The Vance campaign declined to comment for this story.
Gabriel Bruner, a 28-year-old general maintenance technician on vacation with his mom, said Vance was deploying a “ridiculous” stereotype.
“He kind of used it from a really outdated, patriarchal kind of sense of just a nuclear family, of there has to be a stay-at-home mom and a businessman dad — but it’s not even viable anymore in this economy,” said Bruner, who lives in Merritt Island, Fla., with his partner and seven cats.
In general, Vance has struggled to appeal to voters, especial female ones. A CNN poll released last week found that 29 percent of women had a favorable opinion of him, with 43 percent having an unfavorable view. He did not fare much better with men: 33 percent said they had a favorable opinion of him, while 41 percent said their opinion was unfavorable.

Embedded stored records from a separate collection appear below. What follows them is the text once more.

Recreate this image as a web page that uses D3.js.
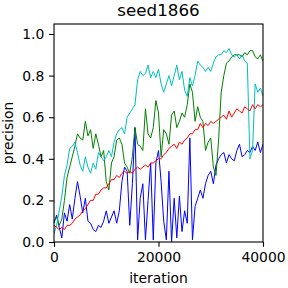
<!DOCTYPE html>
<html><head><meta charset="utf-8">
<script src="https://cdn.jsdelivr.net/npm/d3@7"></script>
<style>body{margin:0;background:#fff}svg{display:block}text{font-family:"DejaVu Sans",sans-serif;fill:#000}</style>
</head><body><svg id="c" width="288" height="288"></svg>
<script>
const title = "seed1866";
const xLabel = "iteration";
const yLabel = "precision";
const step = 500;
const xTicks = [0, 20000, 40000];
const yTicks = [0, 0.2, 0.4, 0.6, 0.8, 1.0];
const redValues = [0.08,0.07,0.06,0.07,0.06,0.08,0.08,0.09,0.11,0.12,0.13,0.15,0.16,0.18,0.20,0.20,0.23,0.23,0.25,0.26,0.26,
  0.28,0.30,0.30,0.32,0.31,0.33,0.34,0.33,0.34,0.33,0.35,0.36,0.35,0.36,0.37,0.36,0.38,0.38,0.39,0.40,
  0.40,0.42,0.43,0.45,0.46,0.47,0.45,0.48,0.47,0.49,0.50,0.52,0.52,0.54,0.54,0.57,0.55,0.57,0.56,0.58,
  0.57,0.58,0.59,0.60,0.61,0.59,0.63,0.60,0.62,0.64,0.63,0.62,0.65,0.64,0.63,0.66,0.64,0.66,0.65,0.66];
const blueValues = [0.09,0.13,0.07,0.02,0.14,0.10,0.18,0.11,0.21,0.29,0.22,0.14,0.21,0.10,0.09,0.06,0.05,0.08,0.07,0.10,0.15,
  0.09,0.12,0.15,0.09,0.15,0.29,0.36,0.34,0.08,0.28,0.55,0.01,0.21,0.28,0.01,0.20,0.38,0.01,0.38,0.44,
  0.29,0.10,0.01,0.34,0.00,0.21,0.02,0.22,0.05,0.15,0.09,0.50,0.01,0.17,0.21,0.25,0.21,0.28,0.32,0.34,
  0.28,0.37,0.40,0.42,0.43,0.38,0.42,0.40,0.39,0.44,0.47,0.41,0.42,0.44,0.43,0.46,0.44,0.48,0.43,0.47];
const greenValues = [0.10,0.12,0.08,0.11,0.20,0.31,0.36,0.41,0.46,0.52,0.50,0.49,0.58,0.51,0.54,0.45,0.52,0.47,0.41,0.44,0.29,
  0.25,0.38,0.41,0.49,0.50,0.47,0.38,0.36,0.33,0.41,0.55,0.47,0.46,0.44,0.64,0.52,0.50,0.55,0.68,0.62,
  0.41,0.54,0.52,0.47,0.61,0.63,0.55,0.58,0.62,0.60,0.66,0.76,0.72,0.58,0.65,0.60,0.58,0.44,0.48,0.50,
  0.36,0.32,0.49,0.72,0.80,0.86,0.87,0.89,0.90,0.90,0.90,0.89,0.91,0.90,0.92,0.92,0.89,0.88,0.90,0.87];
const cyanValues = [0.04,0.08,0.15,0.22,0.32,0.37,0.45,0.46,0.48,0.43,0.37,0.34,0.41,0.36,0.33,0.38,0.35,0.43,0.41,0.39,0.41,
  0.44,0.41,0.48,0.52,0.54,0.55,0.52,0.60,0.62,0.64,0.66,0.78,0.82,0.80,0.81,0.85,0.79,0.82,0.79,0.83,
  0.76,0.72,0.76,0.80,0.75,0.80,0.85,0.78,0.82,0.73,0.70,0.79,0.75,0.80,0.87,0.85,0.84,0.82,0.84,0.82,
  0.86,0.89,0.90,0.90,0.92,0.91,0.93,0.90,0.89,0.90,0.88,0.90,0.87,0.86,0.40,0.44,0.76,0.72,0.74,0.70,0.71];
const seriesNames = ["red","blue","green","cyan"];
const seriesColors = ["#ff0000","#0000ff","#008000","#00bfbf"];
const seriesData = [redValues, blueValues, greenValues, cyanValues];

const svg = d3.select("#c");
const L = 54, R = 263, T = 24, B = 242;
const x = d3.scaleLinear().domain([0, 40000]).range([L, R]);
const y = d3.scaleLinear().domain([0, 1.048]).range([B, T]);

svg.append("clipPath").attr("id","clip").append("rect")
  .attr("x", L).attr("y", T).attr("width", R-L).attr("height", B-T);

const line = d3.line().x((d,i)=>x(i*step)).y(d=>y(d));
const g = svg.append("g").attr("clip-path","url(#clip)");
[1,2,3,0].forEach(k=>{
  g.append("path").datum(seriesData[k]).attr("d", line)
    .attr("fill","none").attr("stroke", seriesColors[k]).attr("stroke-width", 1)
    .attr("stroke-linejoin","round");
});

const fs = 13.9;
const xa = svg.append("g").attr("transform",`translate(0,${B})`)
  .call(d3.axisBottom(x).tickValues(xTicks).tickFormat(d3.format("d")).tickSize(4.86).tickPadding(4.86));
const ya = svg.append("g").attr("transform",`translate(${L},0)`)
  .call(d3.axisLeft(y).tickValues(yTicks).tickFormat(d3.format(".1f")).tickSize(4.86).tickPadding(4.86));
[xa, ya].forEach(a=>{
  a.select(".domain").remove();
  a.selectAll("line").attr("stroke","#000").attr("stroke-width",1.1);
  a.selectAll("text").attr("font-size",fs).attr("font-family","DejaVu Sans").attr("fill","#000");
});
svg.append("rect").attr("x",L).attr("y",T).attr("width",R-L).attr("height",B-T)
  .attr("fill","none").attr("stroke","#000").attr("stroke-width",1.1);

svg.append("text").attr("x",(L+R)/2).attr("y",16).attr("text-anchor","middle").attr("font-size",16.7).text(title);
svg.append("text").attr("x",(L+R)/2).attr("y",283).attr("text-anchor","middle").attr("font-size",fs).text(xLabel);
svg.append("text").attr("transform",`translate(12.5,${(T+B)/2}) rotate(-90)`).attr("text-anchor","middle").attr("font-size",fs).text(yLabel);
</script></body></html>
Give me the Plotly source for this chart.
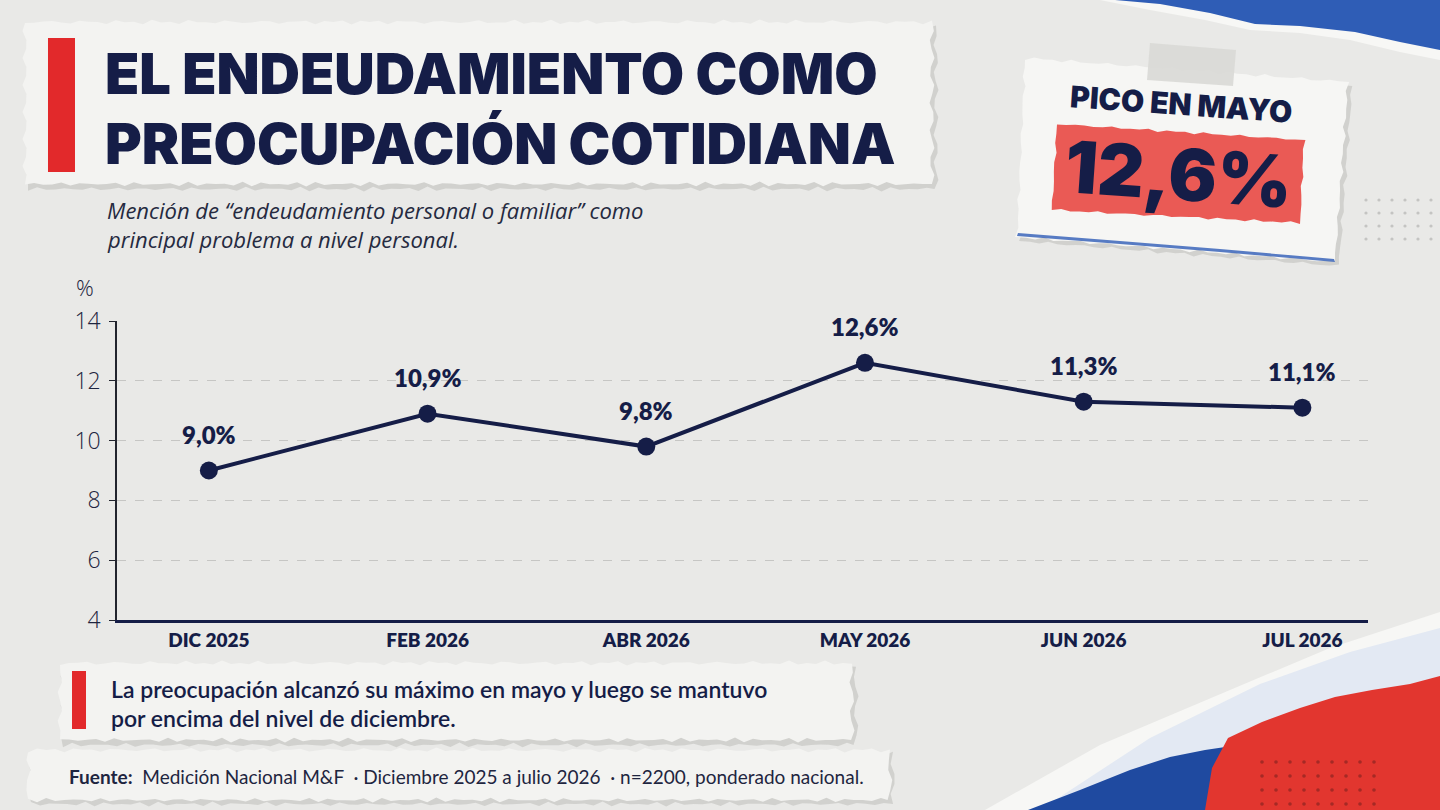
import math

import plotly.graph_objects as go

# ---------------------------------------------------------------------------
# Data
# ---------------------------------------------------------------------------
months = ["DIC 2025", "FEB 2026", "ABR 2026", "MAY 2026", "JUN 2026", "JUL 2026"]
share = [9.0, 10.9, 9.8, 12.6, 11.3, 11.1]
labels = ["9,0%", "10,9%", "9,8%", "12,6%", "11,3%", "11,1%"]
y_ticks = [4, 6, 8, 10, 12, 14]

NAVY = "#151d47"
RED = "#e2292b"
BG = "#e9e9e7"
PAPER = "#f3f3f1"

W, H = 1440, 810


def X(px):
    return px / W


def Y(py):
    return 1 - py / H


def torn_rect(x0, y0, x1, y1, amp=2.5, step=9, seed=0.0):
    """Closed SVG path of a rectangle with slightly ragged edges (paper coords)."""
    pts = []
    n = max(2, int((x1 - x0) / step))
    for i in range(n + 1):
        x = x0 + (x1 - x0) * i / n
        pts.append((x, y0 + amp * math.sin(i * 2.3 + seed) * math.cos(i * 0.7)))
    m = max(2, int((y1 - y0) / step))
    for i in range(1, m + 1):
        y = y0 + (y1 - y0) * i / m
        pts.append((x1 + amp * math.sin(i * 1.9 + seed), y))
    for i in range(1, n + 1):
        x = x1 - (x1 - x0) * i / n
        pts.append((x, y1 + amp * math.sin(i * 2.7 + seed) * math.cos(i * 0.5)))
    for i in range(1, m):
        y = y1 - (y1 - y0) * i / m
        pts.append((x0 + amp * math.sin(i * 2.1 + seed), y))
    return "M " + " L ".join(f"{X(a):.5f},{Y(b):.5f}" for a, b in pts) + " Z"


def poly(points):
    return "M " + " L ".join(f"{X(a):.5f},{Y(b):.5f}" for a, b in points) + " Z"


def quad(tl, tr, br, bl, amp=2.0, step=9, seed=0.0):
    """Ragged quadrilateral (for the slightly rotated card)."""
    pts = []
    edges = [(tl, tr), (tr, br), (br, bl), (bl, tl)]
    for e, (a, b) in enumerate(edges):
        length = math.hypot(b[0] - a[0], b[1] - a[1])
        n = max(2, int(length / step))
        for i in range(n):
            t = i / n
            x = a[0] + (b[0] - a[0]) * t
            y = a[1] + (b[1] - a[1]) * t
            j = amp * math.sin(i * 2.4 + seed + e) * math.cos(i * 0.6)
            if e in (0, 2):
                y += j
            else:
                x += j
            pts.append((x, y))
    return poly(pts)


shapes = []


def add(path, fill, opacity=1.0, layer="below"):
    shapes.append(dict(type="path", xref="paper", yref="paper", path=path,
                       fillcolor=fill, line=dict(width=0), opacity=opacity,
                       layer=layer))


def dots(x0, y0, cols, rows, gap, color, r=1.6, opacity=1.0):
    for i in range(cols):
        for j in range(rows):
            cx, cy = x0 + i * gap, y0 + j * gap
            shapes.append(dict(type="circle", xref="paper", yref="paper",
                               x0=X(cx - r), x1=X(cx + r), y0=Y(cy + r), y1=Y(cy - r),
                               fillcolor=color, line=dict(width=0), opacity=opacity,
                               layer="below"))


# decorative torn corners
add(poly([(1100, 0), (1440, 0), (1440, 60), (1400, 52), (1350, 40), (1300, 33),
          (1250, 30), (1205, 20), (1150, 10)]), "#f7f7f5")
add(poly([(1115, 0), (1440, 0), (1440, 50), (1400, 42), (1355, 32), (1300, 26),
          (1255, 24), (1210, 13), (1160, 4)]), "#2f5db6")
add(poly([(985, 810), (1100, 745), (1230, 690), (1330, 648), (1440, 612), (1440, 810)]),
    "#f7f7f5")
add(poly([(1040, 810), (1150, 738), (1260, 684), (1350, 652), (1440, 628), (1440, 810)]),
    "#e3e9f3")
add(poly([(1028, 810), (1080, 790), (1130, 770), (1170, 757), (1205, 750),
          (1232, 746), (1228, 810)]), "#1f4aa0")
add(poly([(1205, 810), (1212, 768), (1228, 738), (1262, 722), (1300, 708),
          (1335, 697), (1372, 690), (1410, 684), (1440, 676), (1440, 810)]), "#e2362f")
dots(1262, 762, 9, 4, 14, "#5a1a1a", r=1.8, opacity=0.45)
dots(1366, 200, 6, 4, 13, "#c4c4c2", r=1.6)

# title strip
add(torn_rect(28, 27, 936, 189, seed=1.0), "#b9b9b6", 0.5)
add(torn_rect(25, 22, 932, 184, seed=0.4), PAPER)
add(poly([(48, 38), (75, 38), (75, 172), (48, 172)]), RED)

# callout card with tape
add(quad((1029, 62), (1352, 86), (1339, 266), (1021, 241), seed=2.0), "#b9b9b6", 0.5)
add(quad((1025, 58), (1348, 82), (1335, 262), (1017, 237), seed=1.5), "#f6f6f4")
add(poly([(1017, 236), (1120, 244), (1220, 252), (1335, 262), (1334, 259),
          (1220, 249), (1120, 241), (1018, 233)]), "#2f5db6", 0.8)
add(quad((1057, 124), (1304, 140), (1300, 223), (1052, 210), amp=1.5, seed=0.3), "#ea5a55")
add(poly([(1150, 43), (1236, 50), (1233, 86), (1147, 80)]), "#d9d9d6", 0.9)

# note strip
add(torn_rect(63, 667, 856, 745, seed=2.2), "#b9b9b6", 0.5)
add(torn_rect(60, 663, 852, 740, seed=0.9), PAPER)
add(poly([(72, 671), (86, 671), (86, 729), (72, 729)]), RED)

# source strip
add(torn_rect(31, 754, 893, 804, seed=3.1), "#b9b9b6", 0.5)
add(torn_rect(28, 750, 890, 800, seed=1.7), PAPER)

# ---------------------------------------------------------------------------
# Figure
# ---------------------------------------------------------------------------
fig = go.Figure()
fig.add_trace(go.Scatter(
    x=months, y=share, mode="lines+markers",
    line=dict(color=NAVY, width=4),
    marker=dict(color=NAVY, size=18),
    hoverinfo="skip",
))

annotations = []
for m, v, lab in zip(months, share, labels):
    annotations.append(dict(
        x=m, y=v, xref="x", yref="y", text=lab, showarrow=False, yshift=36,
        font=dict(family="Lato", size=24, color=NAVY, weight=800),
    ))


def note(text, x, y, size, weight=400, color=NAVY, family="Lato", xanchor="left",
         yanchor="middle", angle=0, italic=False):
    annotations.append(dict(
        x=X(x), y=Y(y), xref="paper", yref="paper", text=text, showarrow=False,
        xanchor=xanchor, yanchor=yanchor, textangle=angle, align="left",
        borderpad=0,
        font=dict(family=family, size=size, color=color, weight=weight,
                  style="italic" if italic else "normal"),
    ))


# the two title lines sit close together, as in the original lock-up
note("EL ENDEUDAMIENTO COMO", 104, 109, 56, weight=900, family="Inter",
     yanchor="bottom")
note("PREOCUPACIÓN COTIDIANA", 104, 109, 56, weight=900, family="Inter",
     yanchor="top")
note("Mención de “endeudamiento personal o familiar” como", 106, 210, 22,
     color="#252a40", family="Open Sans", italic=True)
note("principal problema a nivel personal.", 106, 239, 22,
     color="#252a40", family="Open Sans", italic=True)
note("PICO EN MAYO", 1181, 104, 30, weight=900, family="Inter", xanchor="center", angle=4)
note("12,6%", 1178, 174, 72, weight=900, family="Inter", xanchor="center", angle=4)
note("%", 85, 287, 22, weight=300, color="#1e2540", family="Open Sans", xanchor="center")
note("La preocupación alcanzó su máximo en mayo y luego se mantuvo", 110, 689, 23,
     weight=600)
note("por encima del nivel de diciembre.", 110, 718, 23, weight=600)
note("<b>Fuente:</b>  Medición Nacional M&F  · Diciembre 2025 a julio 2026  · "
     "n=2200, ponderado nacional.", 68, 776, 19, weight=400, color="#1e2540")

fig.update_layout(
    width=W, height=H,
    paper_bgcolor=BG, plot_bgcolor="rgba(0,0,0,0)",
    margin=dict(l=0, r=0, t=0, b=0, autoexpand=False),
    showlegend=False,
    shapes=shapes,
    annotations=annotations,
    xaxis=dict(
        domain=[X(117), X(1368)], automargin=False,
        type="category", range=[-0.42, 5.3],
        showgrid=False, zeroline=False,
        showline=True, linecolor=NAVY, linewidth=2.5,
        ticks="", ticklabelstandoff=1,
        tickfont=dict(family="Lato", size=19, color=NAVY, weight=800),
    ),
    yaxis=dict(
        domain=[Y(620), Y(321)], automargin=False,
        range=[4, 14], tickvals=y_ticks,
        showgrid=True, gridcolor="#c6c6c4", griddash="dash", gridwidth=1,
        zeroline=False,
        showline=True, linecolor="#22242e", linewidth=1.5,
        ticks="outside", ticklen=6, tickcolor="#22242e", ticklabelstandoff=4,
        tickfont=dict(family="Open Sans", size=23, color="#1e2540", weight=300),
    ),
)

fig.write_html("out.html", config={"displayModeBar": False},
               post_script="document.body.style.margin='0';")
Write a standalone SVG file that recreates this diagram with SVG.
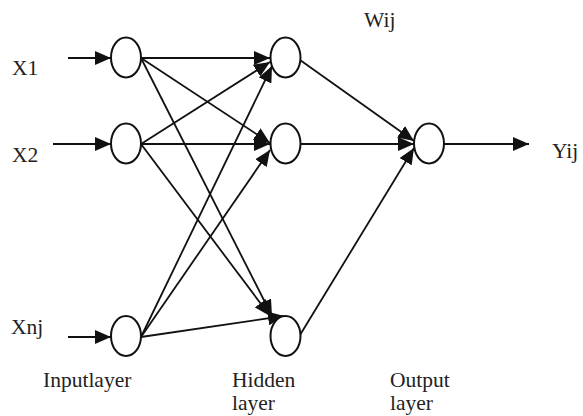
<svg xmlns="http://www.w3.org/2000/svg" width="583" height="416" viewBox="0 0 583 416">
<style>
.n{fill:#fff;stroke:#111;stroke-width:2}
.e{stroke:#111;stroke-width:1.8;fill:none;marker-end:url(#ah)}
text{font-family:"Liberation Serif","Times New Roman",serif;font-size:21.5px;fill:#222}
</style>
<defs>
<marker id="ah" markerUnits="userSpaceOnUse" markerWidth="18" markerHeight="14" refX="16" refY="7" orient="auto">
<path d="M0,0 L16,7 L0,14 Z" fill="#111"/>
</marker>
</defs>
<g id="connectors">
<line class="e" x1="68" y1="58" x2="111" y2="58"/>
<line class="e" x1="53" y1="144" x2="111" y2="144"/>
<line class="e" x1="68" y1="337" x2="111" y2="337"/>
<line class="e" x1="141" y1="58" x2="270" y2="58"/>
<line class="e" x1="141" y1="58" x2="270" y2="143"/>
<line class="e" x1="141" y1="58" x2="272" y2="316"/>
<line class="e" x1="141" y1="144" x2="270" y2="62"/>
<line class="e" x1="141" y1="144" x2="270" y2="144"/>
<line class="e" x1="141" y1="144" x2="270" y2="316"/>
<line class="e" x1="141" y1="337" x2="272" y2="66"/>
<line class="e" x1="141" y1="337" x2="270" y2="150"/>
<line class="e" x1="141" y1="337" x2="284" y2="316"/>
<line class="e" x1="300" y1="60" x2="414" y2="141"/>
<line class="e" x1="301" y1="144" x2="414" y2="144"/>
<line class="e" x1="300" y1="335" x2="414" y2="148"/>
<line class="e" x1="444" y1="144" x2="529" y2="144"/>
</g>
<g id="in1"><ellipse class="n" cx="126" cy="57.5" rx="15" ry="20"/></g>
<g id="in2"><ellipse class="n" cx="126" cy="143.5" rx="15" ry="20"/></g>
<g id="in3"><ellipse class="n" cx="126" cy="336" rx="15" ry="20"/></g>
<g id="h1"><ellipse class="n" cx="285.5" cy="57.5" rx="15" ry="20"/></g>
<g id="h2"><ellipse class="n" cx="285.5" cy="143.5" rx="15" ry="20"/></g>
<g id="h3"><ellipse class="n" cx="285.5" cy="336" rx="15" ry="20"/></g>
<g id="out"><ellipse class="n" cx="429" cy="143.5" rx="15" ry="20"/></g>
<g id="labels">
<text x="12" y="75">X1</text>
<text x="12" y="162">X2</text>
<text x="11" y="334">Xnj</text>
<text x="364" y="27">Wij</text>
<text x="552" y="158">Yij</text>
<text x="43" y="387">Inputlayer</text>
<text x="232" y="387">Hidden</text>
<text x="232" y="410">layer</text>
<text x="390" y="387">Output</text>
<text x="390" y="410">layer</text>
</g>
</svg>
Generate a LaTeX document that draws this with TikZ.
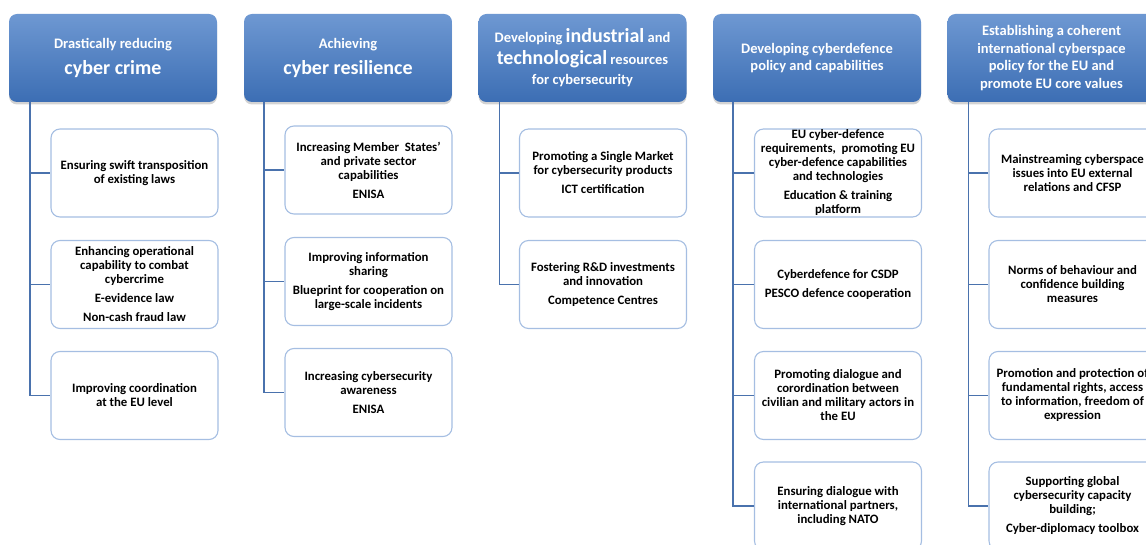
\documentclass[tikz,border=0pt]{standalone}
\usepackage{fontspec}
\setmainfont{Carlito}
\usepackage{tikz}
\usetikzlibrary{shadows}

\definecolor{headtop}{RGB}{110,152,210}
\definecolor{headbottom}{RGB}{60,110,180}
\definecolor{linkblue}{RGB}{74,114,173}
\definecolor{leafedge}{RGB}{165,190,226}

\newcommand{\bigword}[1]{{\fontsize{20}{24}\selectfont #1}}

\begin{document}
\begin{tikzpicture}[x=1pt, y=-1pt,
    head_node/.style={rectangle, rounded corners=8pt, minimum width=208pt, minimum height=88pt, inner sep=2pt,
        top color=headtop, bottom color=headbottom, text=white, align=center,
        font=\bfseries\fontsize{14.5}{17.5}\selectfont,
        drop shadow={shadow xshift=0pt, shadow yshift=-2.5pt, opacity=0.35}},
    leaf_node/.style={rectangle, rounded corners=9pt, minimum width=167pt, minimum height=88pt, inner sep=1pt,
        draw=leafedge, line width=1.1pt, fill=white, align=center,
        font=\bfseries\fontsize{12.8}{14}\selectfont},
    link_line/.style={draw=linkblue, line width=1.8pt}]
    \useasboundingbox (0,0) rectangle (1146,545);

    \node[head_node] (1) at (113, 58) {Drastically reducing\\[9pt] \bigword{cyber crime}};
    \node[head_node] (2) at (348, 58) {Achieving\\[9pt] \bigword{cyber resilience}};
    \node[head_node] (3) at (582.5, 58) {Developing \bigword{industrial} and\\[4pt] \bigword{technological} resources\\[3pt] for cybersecurity};
    \node[head_node] (4) at (817, 58) {Developing cyberdefence\\ policy and capabilities};
    \node[head_node] (5) at (1051.5, 58) {Establishing a coherent\\ international cyberspace\\ policy for the EU and\\ promote EU core values};

    \node[leaf_node] (11) at (134.5, 173) {Ensuring swift transposition\\ of existing laws};
    \node[leaf_node] (12) at (134.5, 284.5) {Enhancing operational\\ capability to combat\\ cybercrime\\[5pt] E-evidence law\\[5pt] Non-cash fraud law};
    \node[leaf_node] (13) at (134.5, 395.5) {Improving coordination\\ at the EU level};

    \node[leaf_node] (21) at (368.5, 170) {Increasing Member\ \ States'\\ and private sector\\ capabilities\\[5pt] ENISA};
    \node[leaf_node] (22) at (368.5, 281.5) {Improving information\\ sharing\\[5pt] Blueprint for cooperation on\\ large-scale incidents};
    \node[leaf_node] (23) at (368.5, 392.5) {Increasing cybersecurity\\ awareness\\[5pt] ENISA};

    \node[leaf_node] (31) at (603, 173) {Promoting a Single Market\\ for cybersecurity products\\[5pt] ICT certification};
    \node[leaf_node] (32) at (603, 284.5) {Fostering R\&D investments\\ and innovation\\[5pt] Competence Centres};

    \node[leaf_node] (41) at (838, 173) {EU cyber-defence\\ requirements,\ \ promoting EU\\ cyber-defence capabilities\\ and technologies\\[5pt] Education \& training\\ platform};
    \node[leaf_node] (42) at (838, 284.5) {Cyberdefence for CSDP\\[5pt] PESCO defence cooperation};
    \node[leaf_node] (43) at (838, 395.5) {Promoting dialogue and\\ corordination between\\ civilian and military actors in\\ the EU};
    \node[leaf_node] (44) at (838, 506) {Ensuring dialogue with\\ international partners,\\ including NATO};

    \node[leaf_node] (51) at (1072.5, 173) {Mainstreaming cyberspace\\ issues into EU external\\ relations and CFSP};
    \node[leaf_node] (52) at (1072.5, 284.5) {Norms of behaviour and\\ confidence building\\ measures};
    \node[leaf_node] (53) at (1072.5, 395.5) {Promotion and protection of\\ fundamental rights, access\\ to information, freedom of\\ expression};
    \node[leaf_node] (54) at (1072.5, 506) {Supporting global\\ cybersecurity capacity\\ building;\\[5pt] Cyber-diplomacy toolbox};

    \draw[link_line] ([xshift=-83pt]1.south) |- (11.west);
    \draw[link_line] ([xshift=-83pt]1.south) |- (12.west);
    \draw[link_line] ([xshift=-83pt]1.south) |- (13.west);
    \draw[link_line] ([xshift=-84pt]2.south) |- (21.west);
    \draw[link_line] ([xshift=-84pt]2.south) |- (22.west);
    \draw[link_line] ([xshift=-84pt]2.south) |- (23.west);
    \draw[link_line] ([xshift=-83pt]3.south) |- (31.west);
    \draw[link_line] ([xshift=-83pt]3.south) |- (32.west);
    \draw[link_line] ([xshift=-84pt]4.south) |- (41.west);
    \draw[link_line] ([xshift=-84pt]4.south) |- (42.west);
    \draw[link_line] ([xshift=-84pt]4.south) |- (43.west);
    \draw[link_line] ([xshift=-84pt]4.south) |- (44.west);
    \draw[link_line] ([xshift=-83pt]5.south) |- (51.west);
    \draw[link_line] ([xshift=-83pt]5.south) |- (52.west);
    \draw[link_line] ([xshift=-83pt]5.south) |- (53.west);
    \draw[link_line] ([xshift=-83pt]5.south) |- (54.west);
\end{tikzpicture}
\end{document}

Robertson, who has a cat and no kids — the 23-year-old said she has never wanted kids — described Vance as “whiny” and said his comments sounded like he was projecting.
“I’m like, Why are you so worried about that? Or why are you so obsessed with people who don’t want kids, or don’t have kids, or have cats?” she said. “It’s just like, there are bigger issues … Oh, you want to address the birth rate? That’s not how you do it.”
And Genelle Uhrig, 41, an ecologist from Zanesville, Ohio said she knew Vance meant his comments as an insult, but she chose not to take them that way.
“I’m proud to be a crazy cat lady,” said Uhrig, who has three cats, no kids and was in town with a friend for a Weezer show. “To me, it’s completely fine.”
She added Vance — her home state senator — is likely to learn that “you don’t mess with cat people,” but also explained why she found the comments offensive.
“But this country is not meant for just reproductive women, and we are all American citizens,” Uhrig said. “And if we don’t want to have children, we don’t have to have children. If we want to have a million cats, we can have a million cats.”
Like Uhrig, who has proudly claimed the “childless cat lady” pejorative, so, too, has Mount Purrnon. The cafe’s co-owners, Adam Patterson, 41, and his partner, Kristin Cowan, 36, said that about a week after Vance’s comments first resurfaced, they decided to make “childless cat lady” T-shirts, which sell for $29.99 and go toward the cat rescue part of their operation.
The shirts were a hit. They sold 100 via preorder before they even arrived, and Patterson estimated they have sold more of the “childless cat lady” shirts than all their other shirts combined over the past four years.
Cowan said the shirts were not intended as a political statement. “This is to support the cats, and also to empower childless cat ladies and to show that even if you don’t have kids, you’re worth it,” she said.
Since Vance lives in Alexandria, she added: “If he does want to come discuss childless cat ladies, we’d welcome it.”